#### SET PROBLEM:
Leave out the pictures and transcribe everything else exactly.

#### STORED DATA:
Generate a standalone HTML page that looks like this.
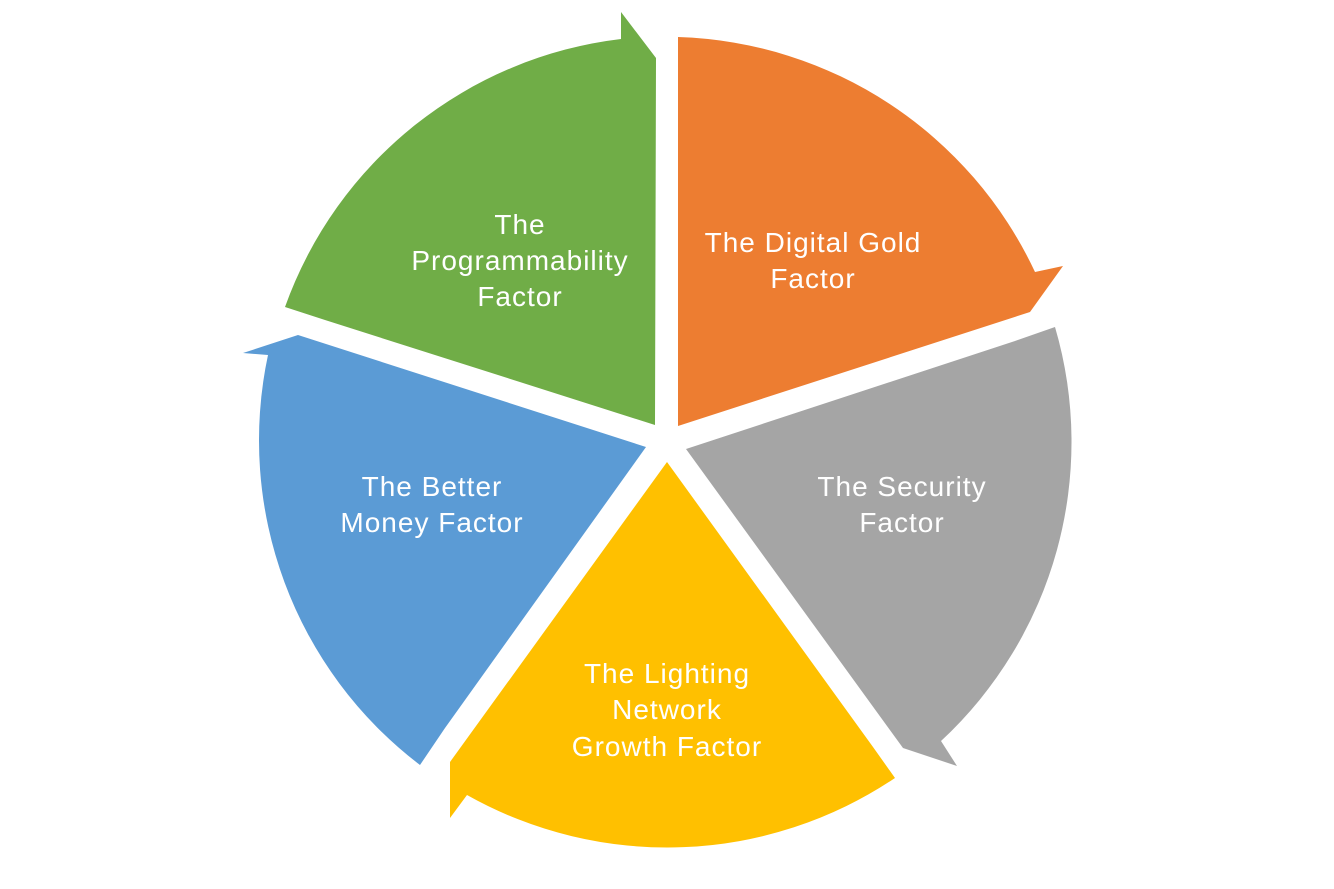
<!DOCTYPE html>
<html><head><meta charset="utf-8"><style>
html,body{margin:0;padding:0;background:#fff;}
svg{display:block;}
text{font-family:"Liberation Sans",sans-serif;font-size:28px;letter-spacing:1px;fill:#fff;text-anchor:middle;}
</style></head><body>
<svg width="1334" height="889" viewBox="0 0 1334 889">
<path fill="#ED7D31" d="M678,37 A408,408 0 0 1 1035,272 L1063,266 L1030,312 L678,426 Z"/>
<path fill="#A5A5A5" d="M1015,341 L1055,327 A408,408 0 0 1 941,741 L957,766 L903,748 L686,449 Z"/>
<path fill="#FFC000" d="M667,462 L873,747 L895,778 A408,408 0 0 1 467,795 L450,818 L450,762 Z"/>
<path fill="#5B9BD5" d="M646,447 L445,728 L420,765 A408,408 0 0 1 268,355 L243,353 L298,335 Z"/>
<path fill="#70AD47" d="M655,425 L325,320 L285,307 A408,408 0 0 1 621,39 L621,12 L656,58 Z"/>
<text x="520" y="234">The</text>
<text x="520" y="270">Programmability</text>
<text x="520" y="306">Factor</text>
<text x="813" y="252">The Digital Gold</text>
<text x="813" y="288">Factor</text>
<text x="902" y="496">The Security</text>
<text x="902" y="532">Factor</text>
<text x="432" y="496">The Better</text>
<text x="432" y="532">Money Factor</text>
<text x="667" y="683">The Lighting</text>
<text x="667" y="719">Network</text>
<text x="667" y="756">Growth Factor</text>
</svg>
</body></html>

#### REPLY:
Generate a standalone HTML page that looks like this.
<!DOCTYPE html>
<html><head><meta charset="utf-8"><style>
html,body{margin:0;padding:0;background:#fff;}
svg{display:block;}
text{font-family:"Liberation Sans",sans-serif;font-size:28px;letter-spacing:1px;fill:#fff;text-anchor:middle;}
</style></head><body>
<svg width="1334" height="889" viewBox="0 0 1334 889">
<path fill="#ED7D31" d="M678,37 A408,408 0 0 1 1035,272 L1063,266 L1030,312 L678,426 Z"/>
<path fill="#A5A5A5" d="M1015,341 L1055,327 A408,408 0 0 1 941,741 L957,766 L903,748 L686,449 Z"/>
<path fill="#FFC000" d="M667,462 L873,747 L895,778 A408,408 0 0 1 467,795 L450,818 L450,762 Z"/>
<path fill="#5B9BD5" d="M646,447 L445,728 L420,765 A408,408 0 0 1 268,355 L243,353 L298,335 Z"/>
<path fill="#70AD47" d="M655,425 L325,320 L285,307 A408,408 0 0 1 621,39 L621,12 L656,58 Z"/>
<text x="520" y="234">The</text>
<text x="520" y="270">Programmability</text>
<text x="520" y="306">Factor</text>
<text x="813" y="252">The Digital Gold</text>
<text x="813" y="288">Factor</text>
<text x="902" y="496">The Security</text>
<text x="902" y="532">Factor</text>
<text x="432" y="496">The Better</text>
<text x="432" y="532">Money Factor</text>
<text x="667" y="683">The Lighting</text>
<text x="667" y="719">Network</text>
<text x="667" y="756">Growth Factor</text>
</svg>
</body></html>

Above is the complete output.